DIE Saturni, 8 die Novembris.

PRAYERS, by Mr. Sallawey.

Ds. Grey de Warke, Speaker.

Comes Rutland.
Comes Essex.
Comes Northumb.
Comes Nottingham.
Comes Manchester.
Comes Lyncolne.
L. Viscount Say & Seale.
Comes Denbigh.
Comes Bolingbrooke.
Ds. Robertes.
Ds. Dacres.
Ds. Mountague.
Ds. North.
Ds. Willoughby.
Ds. Bruce.
Ds. Howard.

Answer from the H. C.

Serjeant Ayliff and Dr.
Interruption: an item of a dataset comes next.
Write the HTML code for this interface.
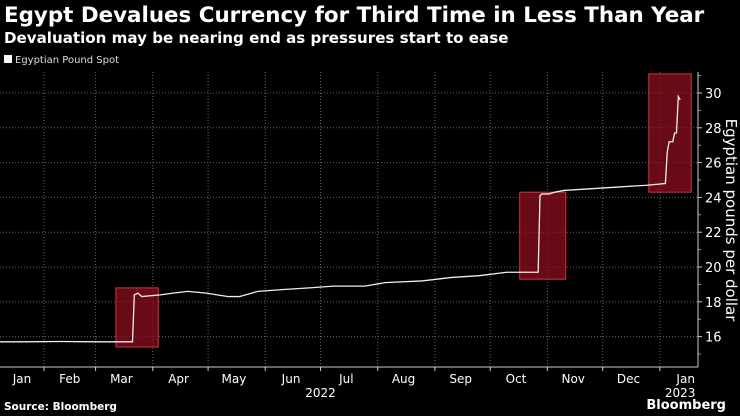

Heath return with this Answer from the House of Commons:

That they will send an Answer, by Messengers of their own, to all the Particulars sent Yesterday.

Woodhouse, from Plymouth.

This Day Kettleby Woodhouse was at this Bar, who came from Plymouth according to the Order of this House.

The Earl of Manchester reported from the Committee of both Kingdoms, Papers concerning South Wales; which were as follow:

Letter from the Committee of Pembroke, &c. giving an Account of the Reduction of that County, Cardigan, &c. and Monmouth Castle, &c.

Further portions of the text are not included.